On a more technical level, Jupyter also makes it easy to share analyses and research by leveraging web technologies to render its user interface. Notebooks are stored as JSON objects, with base64 encoded images for ease of portability. Markdown may be used in non-code cells, providing a convenient and flexible way to provide commentary and narrative for an analysis. By automatically converting JSON into HTML for rendering, Jupyter Notebooks may be published to the web with little fuss. GitHub even renders notebooks directly in-browser from the underlying version-controlled notebook JSON. If other formats are required, notebooks may easily be converted into PDFs or raw Python code. Perhaps most importantly, the output of code cells is stored directly in the underlying JSON representation of the notebook. As a result, the consumer of a notebook published to the web need not install anything to inspect the code and the code output, greatly simplifying the process of sharing and reviewing results.
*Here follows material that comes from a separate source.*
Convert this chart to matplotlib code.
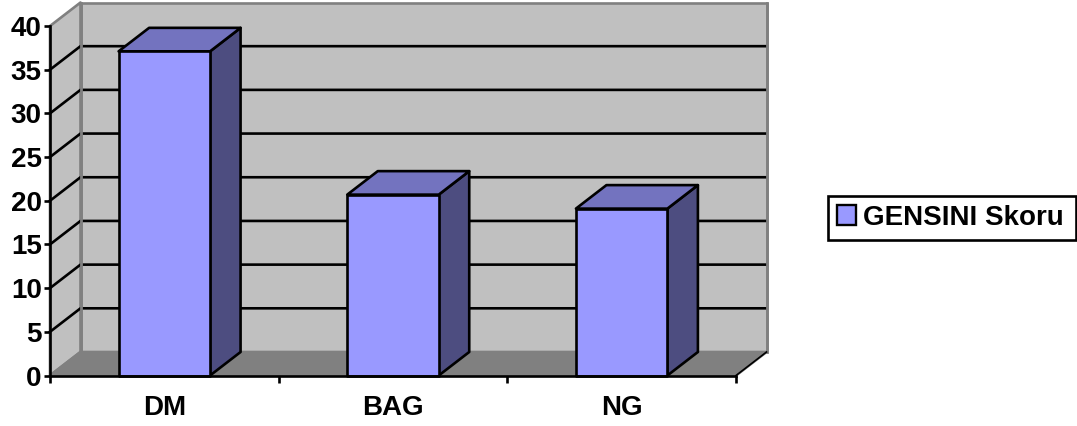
import matplotlib
matplotlib.use("Agg")
import matplotlib.pyplot as plt
from matplotlib.patches import Polygon, Patch

categories = ["DM", "BAG", "NG"]
gensini = [37.1, 20.7, 19.1]
yticks = [0, 5, 10, 15, 20, 25, 30, 35, 40]
series_name = "GENSINI Skoru"

W, H = 1077, 426
plt.rcParams["font.family"] = ["Liberation Sans", "DejaVu Sans"]
plt.rcParams["font.weight"] = "bold"

fig = plt.figure(figsize=(W / 100, H / 100), dpi=100)
# axes = front plane of the 3d box
ax = fig.add_axes([50 / W, (H - 375.5) / H, 686 / W, 349.5 / H])
ax.set_xlim(0, 3)
ax.set_ylim(0, 40)

# depth of the box in data units
dx = 30.5 / (686 / 3)
dy = 23.5 / (349.5 / 40)
bar_w = 0.4
lw = 1.9


def face(pts, fc, ec, lw=lw, z=1):
    ax.add_patch(Polygon(pts, closed=True, facecolor=fc, edgecolor=ec, linewidth=lw,
                         zorder=z, clip_on=False, joinstyle="round"))


# walls and floor
face([(dx, dy), (3 + dx, dy), (3 + dx, 40 + dy), (dx, 40 + dy)], "#C0C0C0", "#808080", z=1)
face([(0, 0), (dx, dy), (dx, 40 + dy), (0, 40)], "#C0C0C0", "#808080", z=1)
face([(0, 0), (3, 0), (3 + dx, dy), (dx, dy)], "#808080", "#808080", z=1)

# gridlines along the side wall and back wall
for t in yticks[1:-1]:
    ax.plot([0, dx, 3 + dx], [t, t + dy, t + dy], color="black", lw=lw, zorder=2,
            clip_on=False, solid_joinstyle="miter")

# redraw the gray corner over the gridlines
ax.plot([dx, dx], [dy, 40 + dy], color="#808080", lw=2, zorder=3, clip_on=False)
ax.plot([3 + dx, 3 + dx], [dy, 40 + dy], color="#808080", lw=2, zorder=3, clip_on=False)

# 3d bars
for i, v in enumerate(gensini):
    x0 = i + 0.5 - bar_w / 2
    x1 = i + 0.5 + bar_w / 2
    face([(x1, 0), (x1 + dx, dy), (x1 + dx, v + dy), (x1, v)], "#4D4D80", "black", z=4)
    face([(x0, v), (x1, v), (x1 + dx, v + dy), (x0 + dx, v + dy)], "#7373BF", "black", z=4)
    face([(x0, 0), (x1, 0), (x1, v), (x0, v)], "#9999FF", "black", z=5)

# front axis lines
ax.plot([3, 3 + dx], [0, dy], color="black", lw=1.2, zorder=3, clip_on=False)

for s in ["top", "right"]:
    ax.spines[s].set_visible(False)
for s in ["left", "bottom"]:
    ax.spines[s].set_linewidth(lw)
    ax.spines[s].set_zorder(6)

ax.set_yticks(yticks)
ax.set_xticks([0, 1, 2, 3])
ax.set_xticklabels([])
ax.set_xticks([0.5, 1.5, 2.5], labels=categories, minor=True)
ax.tick_params(axis="y", length=4, width=lw, labelsize=20, pad=2)
ax.tick_params(axis="x", which="major", length=5, width=lw)
ax.tick_params(axis="x", which="minor", length=0, labelsize=20, pad=14)
ax.patch.set_visible(False)

handle = Patch(facecolor="#9999FF", edgecolor="black", linewidth=1.7)
# mode="expand" stretches the frame to the anchor width
leg = fig.legend(handles=[handle], labels=[series_name], loc="upper left", mode="expand",
                 bbox_to_anchor=(828 / W, (H - 196) / H, 248 / W, 0), borderaxespad=0,
                 fontsize=20, fancybox=False, framealpha=1, edgecolor="black",
                 handlelength=0.7, handleheight=0.7, handletextpad=0.25, borderpad=0.32)
leg.get_frame().set_linewidth(1.9)

fig.savefig("out.png", dpi=100)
All of these advantages were compelling enough to encourage Paul Romer, former World Bank chief economist, to adopt Jupyter and Python as his statistical analysis and research dissemination tool out of frustration with the existing proprietary statistical software tools so common in academia.
Working with Jupyter Notebooks
To give you a sense of what working within a Jupyter Notebook environment feels like, this notebook will do a quick exploratory data analysis of a publicly available CMS payments dataset.
How we use JupyterHub and Jupyter Notebooks at SemanticBits
On the Quality Payment Program (QPP) Analytics and Reporting project, Jupyter Notebooks have become the tool of choice for responding to impromptu stakeholder requests for data, troubleshooting and validating data ingestion issues, and data-centric communication both internally and externally. These use cases all rely, to various degrees, on the support the tool provides for rapid development, communicating a technical narrative, and portability.
One area of particular success is pairing with subject matter experts (SMEs) in meetings to interactively explore data. In an almost conversational manner, the technical user can respond to the questions of the SME in real-time with data, working through exploratory data analysis in much the same way as in the demo above. As the session proceeds, discoveries and further questions can be documented in markdown cells for later review.
JupyterHub has also had a pronounced impact. Thanks to the hard work of Scott and our DevOps team, any advanced analysis in Python or R (or other supported languages) is possible without moving any of the data outside of the VPC. Analyses can be done completely via the web interface, with the Jupyter Notebook reading data via queries into memory of the remote box and writing the resulting output (Jupyter Notebook, visualizations, cleaned data) directly into our remote file management system. At no point is it necessary to download the data locally, which greatly improves the security around sensitive data.
Jupyter Notebook and JupyterHub are part of a powerful ecosystem of open-source, largely language-agnostic tools that can improve development speed and make communicating ideas in a reproducible manner straightforward. These tools improve the way SemanticBits iterates on analyses and communicates with internal and external stakeholders. More important, these tools have an even greater role to play in improving the quality of scientific research in the future. If recent LIGO open-science initiatives are anything to go by, Project Jupyter has a bright future ahead of it.